Скудные реплики не мешают увидеть все аллегорические перипетии развития рода как на ладони. Эпизоды, которые быстро сменяют друг друга, решены этюдным методом, лаконично вскрывающим самую суть характеров и отношений, расцвечены предметными иносказаниями. Рука в красном рукаве свитера превращается в бойцовского петуха; мука, посыпанная на голову, резко очерчивает течение времени, старение человека; вымоченное в воде алое полотенце символизирует струйку крови, ее фантастический бег из дома в дом от бездыханного трупа. Сила театра – в оригинальной действенной подаче и эмоциях, которые переполняют актеров, а вслед за ними зал, затаенно наблюдающий за первыми шагами героев в любви, дружбе, предательстве, за рождением красоты чувства, за меланхолией смерти.

Режиссерские находки просты и ироничны, сцена же превращается в модель мироздания, где живые заняты утолением земных желаний, возносясь к небесам в пик своего счастья (любовные сцены решены как воспарение то ввысь, то друг над другом). Или в конце пути – насильственном или естественном, когда пополняются ряды тех, кто, удобно устроившись «на облаках», то есть колосниках, продолжает наблюдать за нижним миром.

Некоторые роли теперь отданы старшим «женовачам», они отлично дополнили уже сыгранный ансамбль и задают младшим планку, создавая несколькими штрихами сквозные запоминающиеся образы. Манящей гадалки Пилар Тернеры (Татьяна Галицкая), вступившей в связь с обоими братьями. Мистического цыгана Мелькиадеса (Нодар Сирадзе), предсказавшего исток и погибель рода («Первый в роду будет привязан к дереву, последнего съедят муравьи»). Бродячего музыканта по прозвищу Человек (Дмитрий Липинский), 200 лет песнями-балладами разносящего по миру вести. Отдельная изюминка эти тексты, исполняемые речитативом, написанные самими актерами, – про «Зоологический бордель» или «Малышку Эрендиру и ее бабку-задиру».

Вторая часть, озаглавленная после «Одиночества любви» «Одиночеством смерти» – она как раз подверглась наибольшим изменениям, – смотрится гораздо труднее. Глубину сцены перекрывает глухая бутафорская стена (сценография – Александр Боровский), и актерам приходится умещать диапазон латиноамериканских страстей на узкой авансцене, хотя и расширенной возможностями опускающихся в «оркестровую яму» подмостков.

Стена «несущая» – вдоль нее род Буэндиа выстроится в последний раз и уйдет по одному в световое отверстие из-под выломанных кирпичей. Но визуально она отчаянно съедает воздух, которым была почти физически наполнена первая часть (части многочасового полотна изначально создавались и даже игрались по отдельности).
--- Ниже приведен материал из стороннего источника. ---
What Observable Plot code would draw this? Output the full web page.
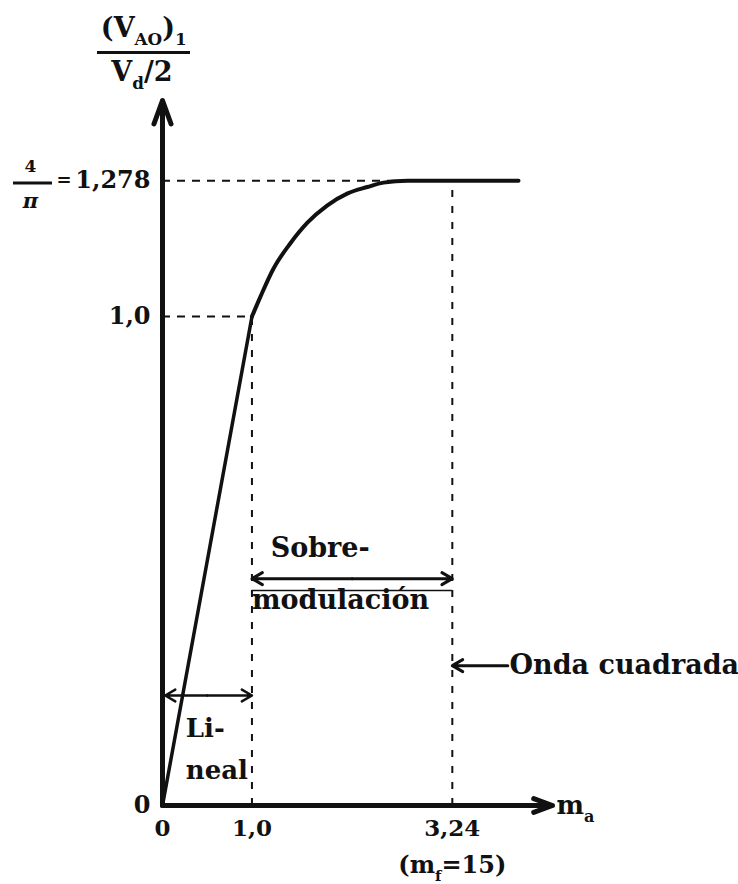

Появляется больше текста, «съедается» энергетика, уходят персонажи гораздо тщательнее «вылепленные» (первые поколения), теперь на сцене – внуки и правнуки Буэндиа…

«Один день в Макондо» – тот случай, когда спектакль создавался в условиях бедного театра, у актеров на учебной сцене не было даже самого примитивного реквизита, не говоря уже о каких-то серьезных декорациях. Создавался из чуткого и чувственного взаимодействия, изобретательной работы с пространством. И это стало неожиданным, самобытным и органичным ключом к прочтению романа. Все это несколько теряется теперь во второй, совсем иной по настрою части, где режиссер начинает повторять какие-то шутки раз за разом (так полковник Аурелиано трижды открывает окно, чтобы, руководствуясь комичным чувством мести, пустить на улицу упругую струю из штанин). Пространство обрастает «утяжеляющими» деталями (заваливается кирпичами распадающегося мироздания – «грудами ностальгического мусора»). А непринужденность и невесомость куда-то потихоньку выветриваются.